### COLLECTED DATA
★ ★ ★ ★ ★
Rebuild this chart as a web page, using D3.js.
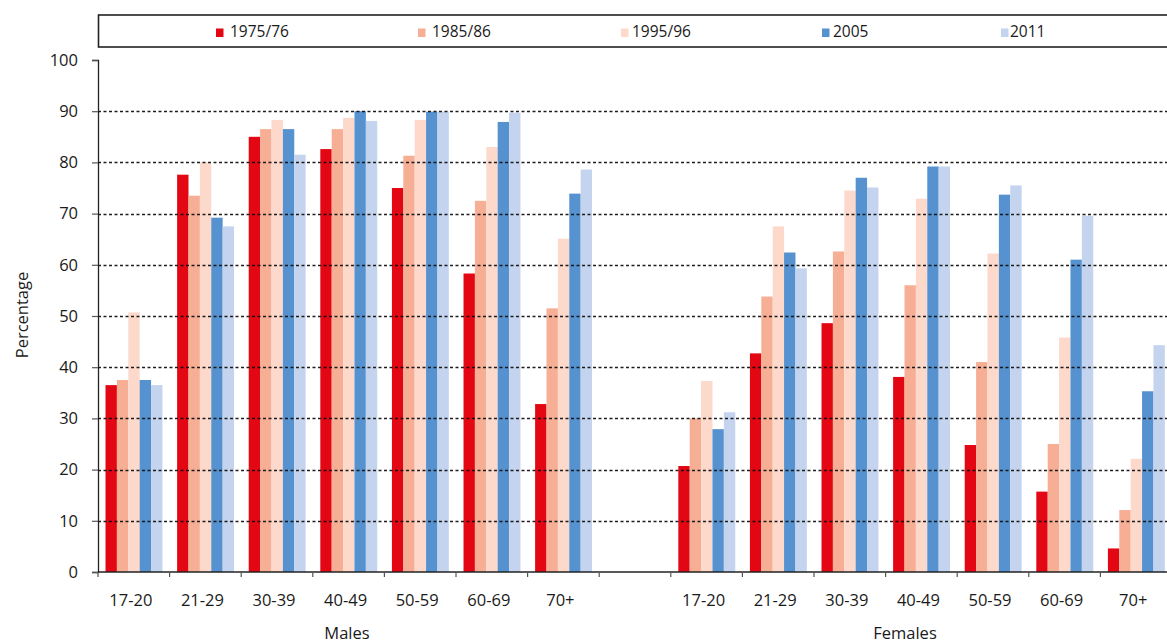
<!DOCTYPE html>
<html>
<head>
<meta charset="utf-8">
<script src="https://cdn.jsdelivr.net/npm/d3@7"></script>
<style>
  html, body { margin: 0; padding: 0; background: #fff; }
  svg { display: block; font-family: "Open Sans", "Noto Sans", sans-serif; }
</style>
</head>
<body>
<svg id="chart" width="1167" height="643"></svg>
<script>
// ---- data ----
const ageGroups = ["17-20", "21-29", "30-39", "40-49", "50-59", "60-69", "70+"];
const sexes = ["Males", "Females"];
const years = ["1975/76", "1985/86", "1995/96", "2005", "2011"];
const yTicks = [0, 10, 20, 30, 40, 50, 60, 70, 80, 90, 100];

const males1975 = [36.5, 77.6, 85.0, 82.6, 75.0, 58.3, 32.8];
const males1985 = [37.5, 73.5, 86.5, 86.5, 81.3, 72.5, 51.5];
const males1995 = [50.7, 80.0, 88.3, 88.7, 88.3, 83.0, 65.1];
const males2005 = [37.5, 69.2, 86.5, 90.0, 89.9, 87.9, 73.9];
const males2011 = [36.5, 67.5, 81.5, 88.1, 89.9, 89.7, 78.6];

const females1975 = [20.7, 42.7, 48.6, 38.1, 24.8, 15.7, 4.6];
const females1985 = [30.0, 53.8, 62.6, 56.0, 41.0, 25.0, 12.1];
const females1995 = [37.3, 67.5, 74.5, 72.9, 62.2, 45.8, 22.1];
const females2005 = [27.9, 62.4, 77.0, 79.2, 73.7, 61.0, 35.3];
const females2011 = [31.2, 59.3, 75.1, 79.2, 75.5, 69.6, 44.3];

const colors = ["#E30613", "#F6AE94", "#FDD9CC", "#5592CF", "#C4D4EE"];

// ---- build table ----
const seriesBySex = {
  Males: [males1975, males1985, males1995, males2005, males2011],
  Females: [females1975, females1985, females1995, females2005, females2011]
};
const keys = [];
ageGroups.forEach(a => keys.push("Males|" + a));
keys.push("gap");
ageGroups.forEach(a => keys.push("Females|" + a));

const rows = [];
sexes.forEach(s => {
  ageGroups.forEach((a, i) => {
    years.forEach((yr, j) => {
      rows.push({ key: s + "|" + a, year: yr, value: seriesBySex[s][j][i], color: colors[j] });
    });
  });
});

// ---- layout ----
const svg = d3.select("#chart");
const mLeft = 98, mRight = 1172, mTop = 60, mBottom = 572;
const textColor = "#1a1a1a";

const x0 = d3.scaleBand().domain(keys).range([mLeft, mRight]).padding(0);
const x1 = d3.scaleBand().domain(years)
  .range([x0.bandwidth() * 0.105, x0.bandwidth() * 0.9]).padding(0);
const y = d3.scaleLinear().domain([0, 100]).range([mBottom, mTop]);

// bars
svg.append("g").selectAll("rect").data(rows).join("rect")
  .attr("x", d => x0(d.key) + x1(d.year))
  .attr("y", d => y(d.value))
  .attr("width", x1.bandwidth())
  .attr("height", d => y(0) - y(d.value))
  .attr("fill", d => d.color);

// gridlines (drawn over bars)
svg.append("g").selectAll("line").data(yTicks.filter(t => t > 0 && t < 100)).join("line")
  .attr("x1", mLeft).attr("x2", 1167)
  .attr("y1", d => Math.round(y(d)) + 0.5).attr("y2", d => Math.round(y(d)) + 0.5)
  .attr("stroke", "#111").attr("stroke-opacity", 0.95)
  .attr("stroke-width", 1.3).attr("stroke-dasharray", "3,2.5");

// y axis
const yAxis = svg.append("g").attr("transform", `translate(${mLeft},0)`)
  .call(d3.axisLeft(y).tickValues(yTicks).tickSize(6).tickPadding(14));
yAxis.select(".domain").attr("stroke", "#222").attr("stroke-width", 1.3);
yAxis.selectAll(".tick line").attr("stroke", "#555").attr("stroke-width", 1.2);
yAxis.selectAll(".tick text").attr("font-size", 16.5).attr("fill", textColor)
  .attr("font-family", "Open Sans");

// x axis line
svg.append("line").attr("x1", mLeft).attr("x2", 1167)
  .attr("y1", y(0)).attr("y2", y(0))
  .attr("stroke", "#222").attr("stroke-width", 1.5);
// x ticks at band boundaries
svg.append("g").selectAll("line").data(keys).join("line")
  .attr("x1", d => x0(d)).attr("x2", d => x0(d))
  .attr("y1", y(0)).attr("y2", y(0) + 5)
  .attr("stroke", "#555").attr("stroke-width", 1.2);
// x labels
svg.append("g").selectAll("text").data(keys.filter(k => k !== "gap")).join("text")
  .attr("x", d => x0(d) + x0.bandwidth() / 2 - 3)
  .attr("y", 606)
  .attr("text-anchor", "middle")
  .attr("font-size", 16.5).attr("fill", textColor)
  .text(d => d.split("|")[1]);

// group titles
svg.append("text").attr("x", 347).attr("y", 639).attr("text-anchor", "middle")
  .attr("font-size", 16.5).attr("fill", textColor).text(sexes[0]);
svg.append("text").attr("x", 905).attr("y", 639).attr("text-anchor", "middle")
  .attr("font-size", 16.5).attr("fill", textColor).text(sexes[1]);

// y title
svg.append("text").attr("transform", "translate(28,315) rotate(-90)")
  .attr("text-anchor", "middle").attr("font-size", 16.5).attr("fill", textColor)
  .text("Percentage");

// legend
svg.append("rect").attr("x", 98.5).attr("y", 15).attr("width", 1080).attr("height", 32)
  .attr("fill", "#fff").attr("stroke", "#222").attr("stroke-width", 1.6);
const legendX = [216, 418, 621, 822, 1001];
const lg = svg.append("g").selectAll("g").data(years).join("g")
  .attr("transform", (d, i) => `translate(${legendX[i]},0)`);
lg.append("rect").attr("x", 0).attr("y", 28.5).attr("width", 7.5).attr("height", 8.5)
  .attr("fill", (d, i) => colors[i]);
lg.append("text").attr("x", (d, i) => i < 2 ? 14 : (i < 4 ? 11 : 9)).attr("y", 37)
  .attr("font-size", 15.5).attr("fill", textColor).text(d => d);
</script>
</body>
</html>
★ ★ ★ ★ ★
### TASK PROMPT
From the first line of the material down to the line containing "const males2011 = [36.5, 67.5, 81.5, 88.1, 89.9, 89.7, 78.6];", inclusive, return each line exactly, skipping any picture.

### EXERCISE ANSWER
Rebuild this chart as a web page, using D3.js.
<!DOCTYPE html>
<html>
<head>
<meta charset="utf-8">
<script src="https://cdn.jsdelivr.net/npm/d3@7"></script>
<style>
  html, body { margin: 0; padding: 0; background: #fff; }
  svg { display: block; font-family: "Open Sans", "Noto Sans", sans-serif; }
</style>
</head>
<body>
<svg id="chart" width="1167" height="643"></svg>
<script>
// ---- data ----
const ageGroups = ["17-20", "21-29", "30-39", "40-49", "50-59", "60-69", "70+"];
const sexes = ["Males", "Females"];
const years = ["1975/76", "1985/86", "1995/96", "2005", "2011"];
const yTicks = [0, 10, 20, 30, 40, 50, 60, 70, 80, 90, 100];

const males1975 = [36.5, 77.6, 85.0, 82.6, 75.0, 58.3, 32.8];
const males1985 = [37.5, 73.5, 86.5, 86.5, 81.3, 72.5, 51.5];
const males1995 = [50.7, 80.0, 88.3, 88.7, 88.3, 83.0, 65.1];
const males2005 = [37.5, 69.2, 86.5, 90.0, 89.9, 87.9, 73.9];
const males2011 = [36.5, 67.5, 81.5, 88.1, 89.9, 89.7, 78.6];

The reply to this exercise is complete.